[begin Records to process]

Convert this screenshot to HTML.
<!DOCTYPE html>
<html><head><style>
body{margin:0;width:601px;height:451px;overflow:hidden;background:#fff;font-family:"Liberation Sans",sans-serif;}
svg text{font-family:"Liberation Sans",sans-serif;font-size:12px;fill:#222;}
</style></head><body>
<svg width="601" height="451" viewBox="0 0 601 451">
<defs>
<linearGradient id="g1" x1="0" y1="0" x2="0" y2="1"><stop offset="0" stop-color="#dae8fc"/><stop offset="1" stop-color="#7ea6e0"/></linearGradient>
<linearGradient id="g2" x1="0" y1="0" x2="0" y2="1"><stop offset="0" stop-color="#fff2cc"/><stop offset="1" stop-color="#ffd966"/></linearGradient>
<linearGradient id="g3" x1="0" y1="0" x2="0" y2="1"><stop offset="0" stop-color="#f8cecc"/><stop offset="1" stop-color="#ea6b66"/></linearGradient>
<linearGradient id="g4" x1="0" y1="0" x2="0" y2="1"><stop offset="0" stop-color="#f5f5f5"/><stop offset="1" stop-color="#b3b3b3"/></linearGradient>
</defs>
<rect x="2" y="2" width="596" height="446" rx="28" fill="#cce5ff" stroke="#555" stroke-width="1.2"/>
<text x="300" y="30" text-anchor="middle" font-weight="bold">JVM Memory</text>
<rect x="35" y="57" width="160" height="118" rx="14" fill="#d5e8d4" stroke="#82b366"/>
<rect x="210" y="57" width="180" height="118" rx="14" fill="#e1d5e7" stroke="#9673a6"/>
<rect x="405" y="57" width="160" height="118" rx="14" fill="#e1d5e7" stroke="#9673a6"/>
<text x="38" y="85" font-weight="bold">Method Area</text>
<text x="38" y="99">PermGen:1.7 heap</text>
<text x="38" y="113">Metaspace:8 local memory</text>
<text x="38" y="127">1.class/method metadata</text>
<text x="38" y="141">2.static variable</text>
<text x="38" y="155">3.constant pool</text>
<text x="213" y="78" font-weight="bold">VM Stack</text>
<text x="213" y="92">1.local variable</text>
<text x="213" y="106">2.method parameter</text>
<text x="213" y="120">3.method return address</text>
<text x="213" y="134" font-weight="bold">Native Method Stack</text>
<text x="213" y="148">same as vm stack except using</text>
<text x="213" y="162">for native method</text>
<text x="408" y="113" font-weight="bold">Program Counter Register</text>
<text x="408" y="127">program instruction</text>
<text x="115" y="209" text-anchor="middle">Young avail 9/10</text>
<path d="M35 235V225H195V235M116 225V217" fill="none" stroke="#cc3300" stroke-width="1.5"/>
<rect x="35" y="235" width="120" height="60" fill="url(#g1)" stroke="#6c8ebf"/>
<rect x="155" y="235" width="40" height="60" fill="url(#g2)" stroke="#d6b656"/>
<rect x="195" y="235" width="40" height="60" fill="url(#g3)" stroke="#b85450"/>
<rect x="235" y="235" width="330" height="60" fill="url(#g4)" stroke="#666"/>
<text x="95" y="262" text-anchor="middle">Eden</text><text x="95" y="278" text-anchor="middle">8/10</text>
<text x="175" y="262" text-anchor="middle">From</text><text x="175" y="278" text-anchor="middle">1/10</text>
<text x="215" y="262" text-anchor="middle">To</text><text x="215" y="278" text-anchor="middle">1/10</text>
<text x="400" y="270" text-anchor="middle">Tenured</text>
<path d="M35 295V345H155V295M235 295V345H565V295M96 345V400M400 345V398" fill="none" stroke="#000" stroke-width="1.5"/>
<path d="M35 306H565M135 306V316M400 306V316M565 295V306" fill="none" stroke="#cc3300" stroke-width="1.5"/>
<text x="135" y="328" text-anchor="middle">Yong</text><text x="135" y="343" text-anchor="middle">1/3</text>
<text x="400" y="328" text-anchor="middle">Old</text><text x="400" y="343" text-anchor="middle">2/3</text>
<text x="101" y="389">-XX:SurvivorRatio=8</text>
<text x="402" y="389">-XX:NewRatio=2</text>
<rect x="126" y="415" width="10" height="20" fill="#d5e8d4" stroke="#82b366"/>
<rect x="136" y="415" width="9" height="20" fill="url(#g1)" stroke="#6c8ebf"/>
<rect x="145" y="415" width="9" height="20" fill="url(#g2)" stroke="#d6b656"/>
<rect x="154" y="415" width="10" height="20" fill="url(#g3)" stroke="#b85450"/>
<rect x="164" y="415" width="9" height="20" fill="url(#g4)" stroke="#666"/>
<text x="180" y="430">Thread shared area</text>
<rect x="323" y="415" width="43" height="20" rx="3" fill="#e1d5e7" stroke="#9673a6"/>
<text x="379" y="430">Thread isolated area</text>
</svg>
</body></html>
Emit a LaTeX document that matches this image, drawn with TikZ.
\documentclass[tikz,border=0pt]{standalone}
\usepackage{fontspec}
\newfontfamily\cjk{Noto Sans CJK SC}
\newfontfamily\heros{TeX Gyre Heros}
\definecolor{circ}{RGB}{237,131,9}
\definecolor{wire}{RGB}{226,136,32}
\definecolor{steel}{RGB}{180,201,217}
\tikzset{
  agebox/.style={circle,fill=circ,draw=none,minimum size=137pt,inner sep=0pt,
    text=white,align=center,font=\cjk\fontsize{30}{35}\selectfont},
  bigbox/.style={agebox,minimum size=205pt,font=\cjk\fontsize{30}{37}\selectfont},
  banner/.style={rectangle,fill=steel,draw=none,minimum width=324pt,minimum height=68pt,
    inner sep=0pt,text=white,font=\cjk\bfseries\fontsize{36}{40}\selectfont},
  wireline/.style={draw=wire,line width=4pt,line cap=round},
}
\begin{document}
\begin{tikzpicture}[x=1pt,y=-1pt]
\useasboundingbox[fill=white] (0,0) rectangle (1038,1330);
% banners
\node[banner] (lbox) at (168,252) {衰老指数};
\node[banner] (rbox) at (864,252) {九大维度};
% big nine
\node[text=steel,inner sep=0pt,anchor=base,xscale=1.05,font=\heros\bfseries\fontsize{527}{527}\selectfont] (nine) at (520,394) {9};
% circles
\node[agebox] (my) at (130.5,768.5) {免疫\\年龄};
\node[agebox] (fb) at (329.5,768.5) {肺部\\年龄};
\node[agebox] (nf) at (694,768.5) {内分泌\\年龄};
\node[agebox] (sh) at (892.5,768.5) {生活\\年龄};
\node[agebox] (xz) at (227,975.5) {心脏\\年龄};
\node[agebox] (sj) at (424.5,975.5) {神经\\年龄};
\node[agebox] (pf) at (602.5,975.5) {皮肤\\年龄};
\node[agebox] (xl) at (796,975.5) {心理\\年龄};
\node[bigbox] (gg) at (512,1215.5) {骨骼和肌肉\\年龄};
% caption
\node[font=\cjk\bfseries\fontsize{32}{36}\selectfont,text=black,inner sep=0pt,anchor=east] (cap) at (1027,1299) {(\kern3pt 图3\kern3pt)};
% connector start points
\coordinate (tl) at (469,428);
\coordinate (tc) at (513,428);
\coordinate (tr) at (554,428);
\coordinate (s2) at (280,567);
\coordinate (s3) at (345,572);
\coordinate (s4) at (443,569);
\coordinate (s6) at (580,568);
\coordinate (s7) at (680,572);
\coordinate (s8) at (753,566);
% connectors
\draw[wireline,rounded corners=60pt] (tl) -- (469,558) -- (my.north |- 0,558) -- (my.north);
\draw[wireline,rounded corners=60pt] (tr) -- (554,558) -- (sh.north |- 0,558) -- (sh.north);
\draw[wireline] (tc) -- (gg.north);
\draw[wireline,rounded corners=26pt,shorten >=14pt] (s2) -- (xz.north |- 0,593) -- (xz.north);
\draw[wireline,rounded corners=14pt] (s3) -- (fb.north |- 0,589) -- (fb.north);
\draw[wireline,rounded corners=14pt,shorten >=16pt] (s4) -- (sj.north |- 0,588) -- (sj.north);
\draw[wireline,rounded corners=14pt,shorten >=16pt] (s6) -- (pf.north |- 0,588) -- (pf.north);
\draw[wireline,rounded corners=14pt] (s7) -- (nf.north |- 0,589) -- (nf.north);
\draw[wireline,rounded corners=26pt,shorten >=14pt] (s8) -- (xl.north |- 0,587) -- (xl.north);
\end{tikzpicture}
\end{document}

[end Records to process]

▶ _Objective_: A line counts if it holds the word "this". Work out how many lines in the listing count, and give only that number.

▶ _Result_: 2